The request
Say how many lines include "image", with no words around the number.

[Dataset content start]

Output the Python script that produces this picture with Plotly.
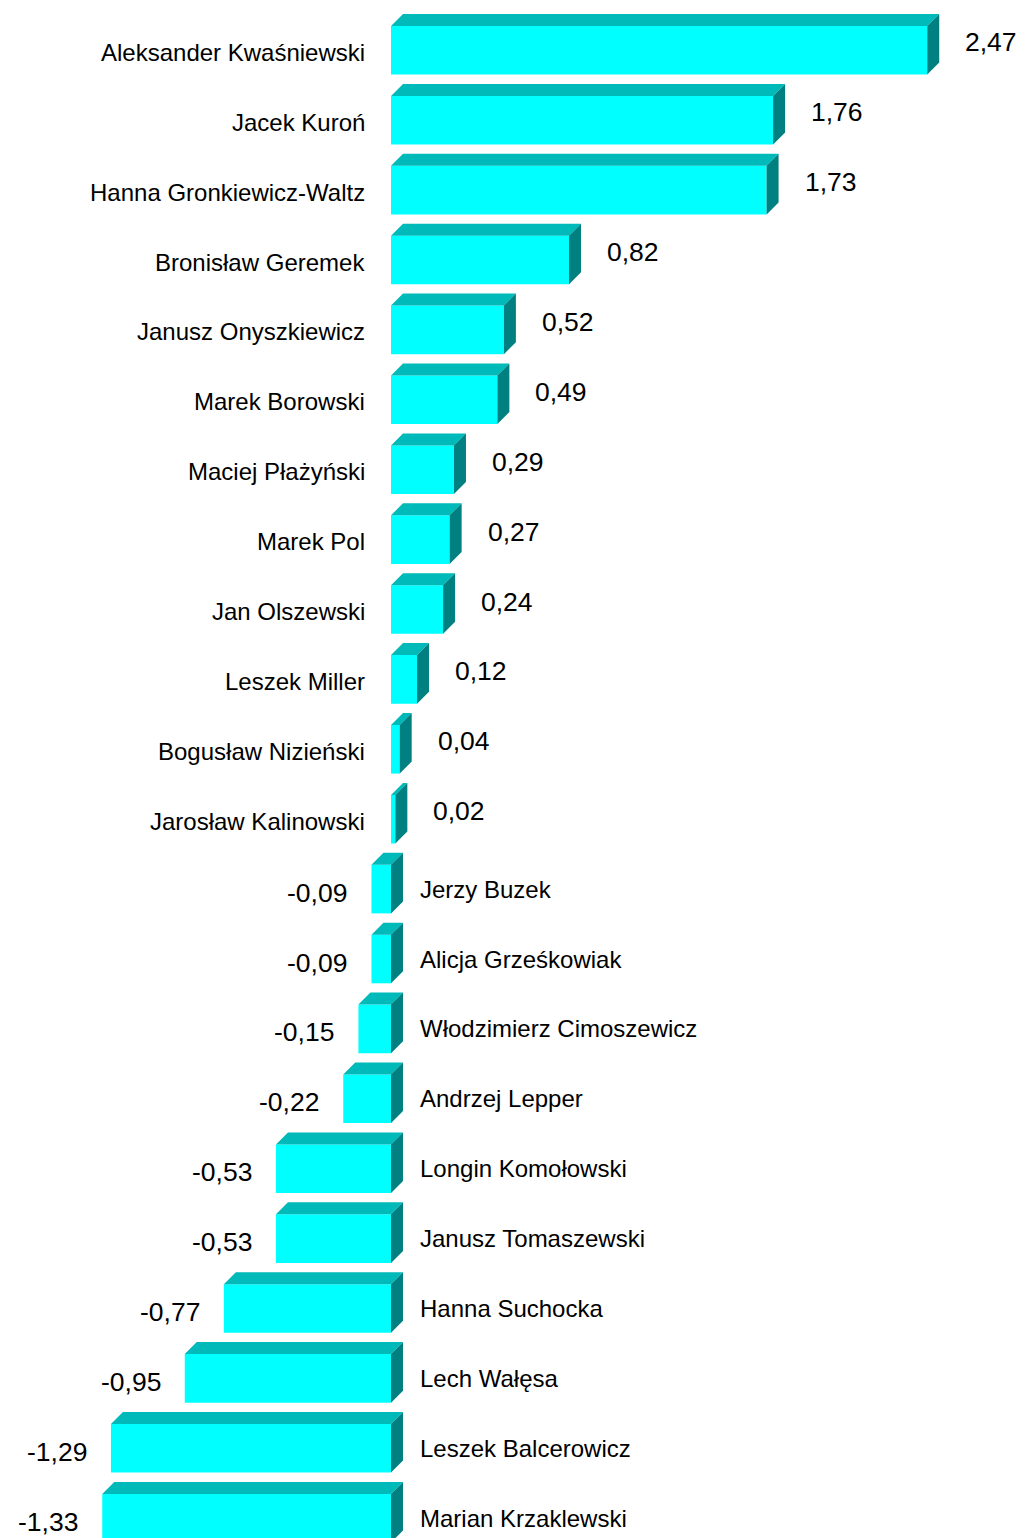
import plotly.graph_objects as go

names = [
    "Aleksander Kwaśniewski", "Jacek Kuroń", "Hanna Gronkiewicz-Waltz",
    "Bronisław Geremek", "Janusz Onyszkiewicz", "Marek Borowski",
    "Maciej Płażyński", "Marek Pol", "Jan Olszewski", "Leszek Miller",
    "Bogusław Nizieński", "Jarosław Kalinowski", "Jerzy Buzek",
    "Alicja Grześkowiak", "Włodzimierz Cimoszewicz", "Andrzej Lepper",
    "Longin Komołowski", "Janusz Tomaszewski", "Hanna Suchocka",
    "Lech Wałęsa", "Leszek Balcerowicz", "Marian Krzaklewski",
]
values = [2.47, 1.76, 1.73, 0.82, 0.52, 0.49, 0.29, 0.27, 0.24, 0.12, 0.04,
          0.02, -0.09, -0.09, -0.15, -0.22, -0.53, -0.53, -0.77, -0.95,
          -1.29, -1.33]
value_labels = [f"{v:.2f}".replace(".", ",") for v in values]

W, H = 1025, 1538
PAGE_OFFSET = 8  # default body margin of the html page
PX_PER_UNIT = 217.1
ZERO_PX = 391 - PAGE_OFFSET
ROW_PX = 69.9
FIRST_ROW_PX = 50.3 - PAGE_OFFSET
BAR_W = 48.6 / ROW_PX
DEPTH_PX = 12

xmin = -ZERO_PX / PX_PER_UNIT
xmax = (W - ZERO_PX) / PX_PER_UNIT
ymin_top = -FIRST_ROW_PX / ROW_PX
ymax_bot = (H - FIRST_ROW_PX) / ROW_PX
dx = DEPTH_PX / PX_PER_UNIT
dy = DEPTH_PX / ROW_PX

idx = list(range(len(values)))

FRONT = "#00FFFF"
TOP = "#00B9B9"
SIDE = "#008080"

fig = go.Figure()
fig.add_trace(go.Bar(x=values, y=idx, orientation="h", width=BAR_W,
                     marker=dict(color=FRONT, line=dict(width=0)),
                     hoverinfo="skip"))

tx, ty, sx, sy = [], [], [], []
for i, v in zip(idx, values):
    x0, x1 = min(v, 0), max(v, 0)
    yt = i - BAR_W / 2
    yb = i + BAR_W / 2
    tx += [x0, x0 + dx, x1 + dx, x1, x0, None]
    ty += [yt, yt - dy, yt - dy, yt, yt, None]
    sx += [x1, x1 + dx, x1 + dx, x1, x1, None]
    sy += [yt, yt - dy, yb - dy, yb, yt, None]

fig.add_trace(go.Scatter(x=tx, y=ty, mode="lines", fill="toself",
                         fillcolor=TOP, line=dict(width=0, color=TOP),
                         hoverinfo="skip", connectgaps=False))
fig.add_trace(go.Scatter(x=sx, y=sy, mode="lines", fill="toself",
                         fillcolor=SIDE, line=dict(width=0, color=SIDE),
                         hoverinfo="skip", connectgaps=False))

FONT = "Liberation Sans, Arial, sans-serif"
ann = []
for i, (n, v, lab) in enumerate(zip(names, values, value_labels)):
    if v >= 0:
        ann.append(dict(x=0, y=i, xref="x", yref="y", text=n, showarrow=False,
                        xanchor="right", yanchor="middle", xshift=-24, yshift=-2,
                        font=dict(family=FONT, size=24, color="black")))
        ann.append(dict(x=v, y=i, xref="x", yref="y", text=lab, showarrow=False,
                        xanchor="left", yanchor="middle", xshift=DEPTH_PX + 24,
                        yshift=8, font=dict(family=FONT, size=26.5, color="black")))
    else:
        ann.append(dict(x=0, y=i, xref="x", yref="y", text=n, showarrow=False,
                        xanchor="left", yanchor="middle", xshift=26.5, yshift=0,
                        font=dict(family=FONT, size=24, color="black")))
        ann.append(dict(x=v, y=i, xref="x", yref="y", text=lab, showarrow=False,
                        xanchor="right", yanchor="middle", xshift=-22,
                        yshift=-3.5, font=dict(family=FONT, size=26.5, color="black")))

fig.update_layout(
    width=W, height=H,
    margin=dict(l=0, r=0, t=0, b=0),
    paper_bgcolor="white", plot_bgcolor="white",
    showlegend=False,
    annotations=ann,
    xaxis=dict(range=[xmin, xmax], visible=False, fixedrange=True),
    yaxis=dict(range=[ymax_bot, ymin_top], visible=False, fixedrange=True),
)

fig.write_html("out.html")
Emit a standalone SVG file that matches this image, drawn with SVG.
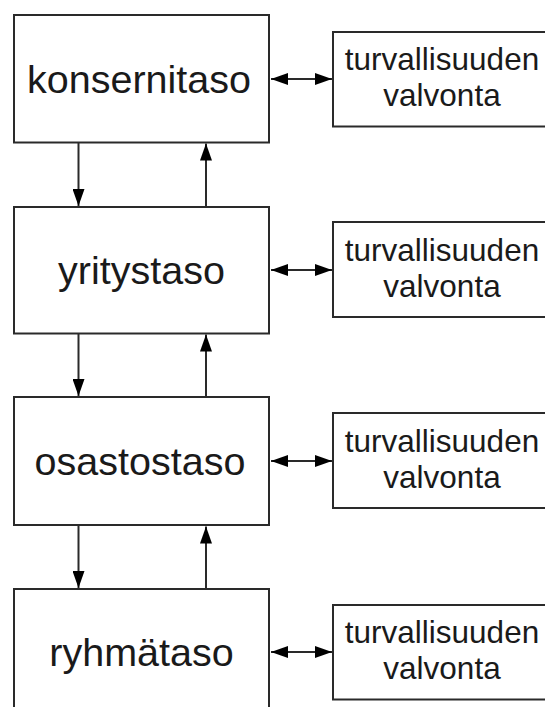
<svg xmlns="http://www.w3.org/2000/svg" width="545" height="707" viewBox="0 0 545 707">
<defs>
<style>
.box{fill:#fff;stroke:#2a2a2a;stroke-width:2}
.lbl{font-family:"Liberation Sans",Arial,sans-serif;font-size:39.5px;fill:#1a1a1a;text-anchor:middle}
.sub{font-family:"Liberation Sans",Arial,sans-serif;font-size:31.5px;fill:#1a1a1a;text-anchor:middle}
.conn{stroke:#2a2a2a;stroke-width:2;fill:none}
</style>
<marker id="ah" viewBox="0 0 17 12" refX="17" refY="6" markerWidth="17" markerHeight="12" markerUnits="userSpaceOnUse" orient="auto-start-reverse">
<path d="M0,0 L17,6 L0,12 z" fill="#000"/>
</marker>
</defs>
<rect width="545" height="707" fill="#fff"/>
<g id="connectors">
<line class="conn" x1="78.5" y1="143" x2="78.5" y2="206" marker-end="url(#ah)"/>
<line class="conn" x1="206" y1="207" x2="206" y2="143.5" marker-end="url(#ah)"/>
<line class="conn" x1="78.5" y1="334" x2="78.5" y2="396" marker-end="url(#ah)"/>
<line class="conn" x1="206" y1="397" x2="206" y2="334.5" marker-end="url(#ah)"/>
<line class="conn" x1="78.5" y1="526" x2="78.5" y2="588" marker-end="url(#ah)"/>
<line class="conn" x1="206" y1="589" x2="206" y2="526.5" marker-end="url(#ah)"/>
<line class="conn" x1="271" y1="79" x2="332" y2="79" marker-start="url(#ah)" marker-end="url(#ah)"/>
<line class="conn" x1="271" y1="270" x2="332" y2="270" marker-start="url(#ah)" marker-end="url(#ah)"/>
<line class="conn" x1="271" y1="461" x2="332" y2="461" marker-start="url(#ah)" marker-end="url(#ah)"/>
<line class="conn" x1="271" y1="652" x2="332" y2="652" marker-start="url(#ah)" marker-end="url(#ah)"/>
</g>
<g id="konsernitaso">
<rect class="box" x="14" y="15" width="255" height="127.5"/>
<text class="lbl" x="139" y="93">konsernitaso</text>
</g>
<g id="yritystaso">
<rect class="box" x="14" y="207" width="255" height="126.5"/>
<text class="lbl" x="141.5" y="284">yritystaso</text>
</g>
<g id="osastostaso">
<rect class="box" x="14" y="397" width="255" height="128"/>
<text class="lbl" x="140" y="475">osastostaso</text>
</g>
<g id="ryhmataso">
<rect class="box" x="14" y="589" width="255" height="130"/>
<text class="lbl" x="141.5" y="666">ryhmätaso</text>
</g>
<g id="valvonta1">
<rect class="box" x="333" y="32" width="230" height="94.5"/>
<text class="sub" x="442" y="70">turvallisuuden</text>
<text class="sub" x="442" y="106">valvonta</text>
</g>
<g id="valvonta2">
<rect class="box" x="333" y="222" width="230" height="95"/>
<text class="sub" x="442" y="261">turvallisuuden</text>
<text class="sub" x="442" y="297">valvonta</text>
</g>
<g id="valvonta3">
<rect class="box" x="333" y="413" width="230" height="95"/>
<text class="sub" x="442" y="452">turvallisuuden</text>
<text class="sub" x="442" y="488">valvonta</text>
</g>
<g id="valvonta4">
<rect class="box" x="333" y="605" width="230" height="94.5"/>
<text class="sub" x="442" y="643">turvallisuuden</text>
<text class="sub" x="442" y="679">valvonta</text>
</g>
</svg>
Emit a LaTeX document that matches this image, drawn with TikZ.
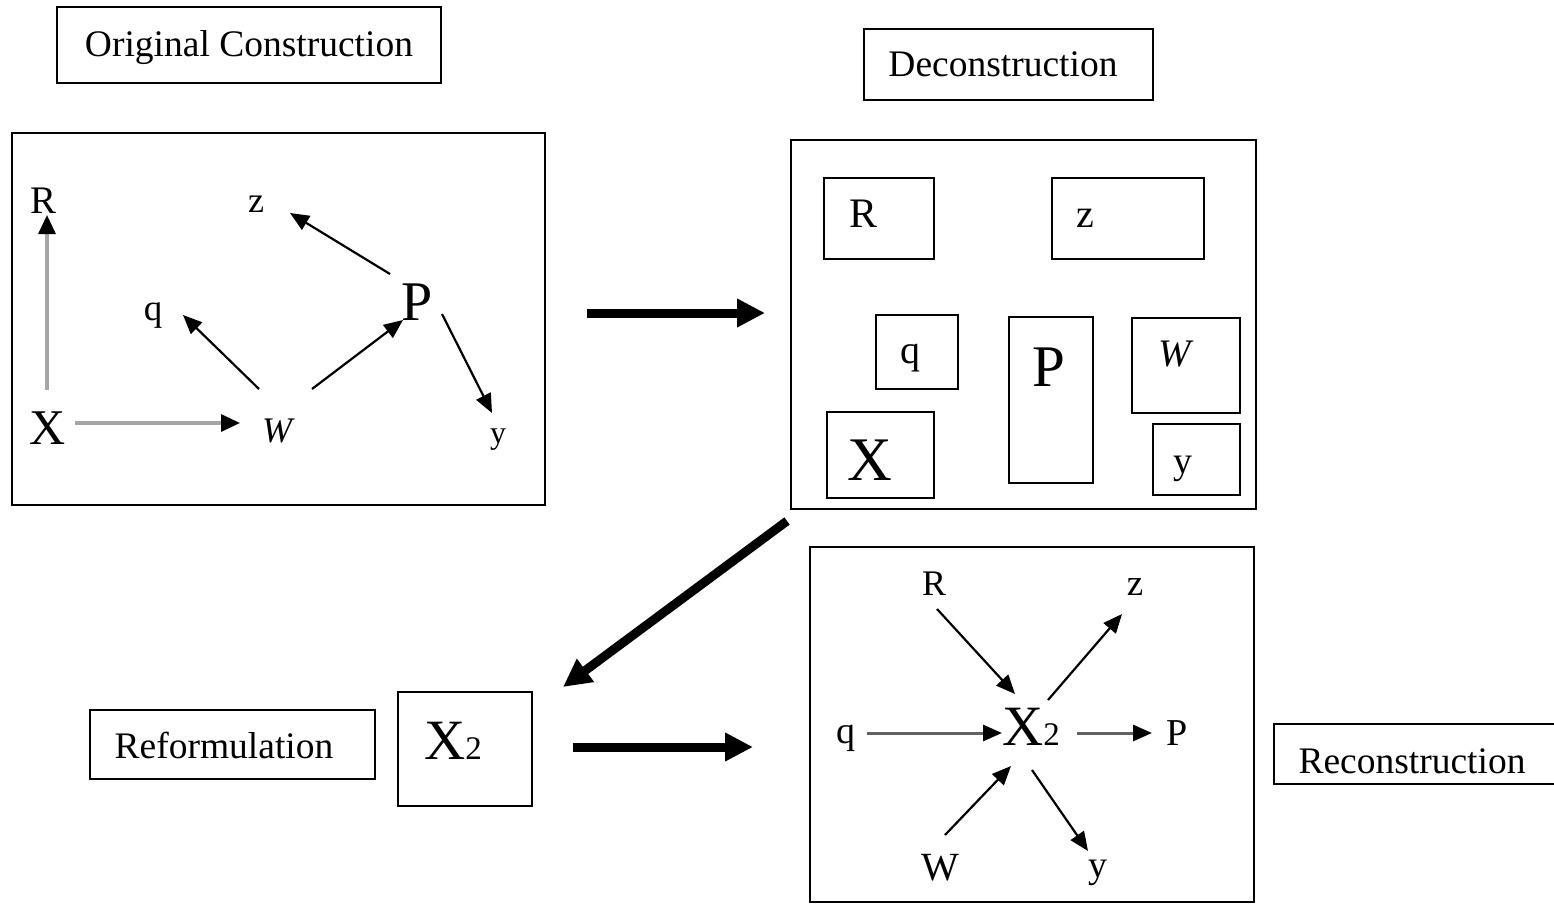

[Dataset content end]

Written response
2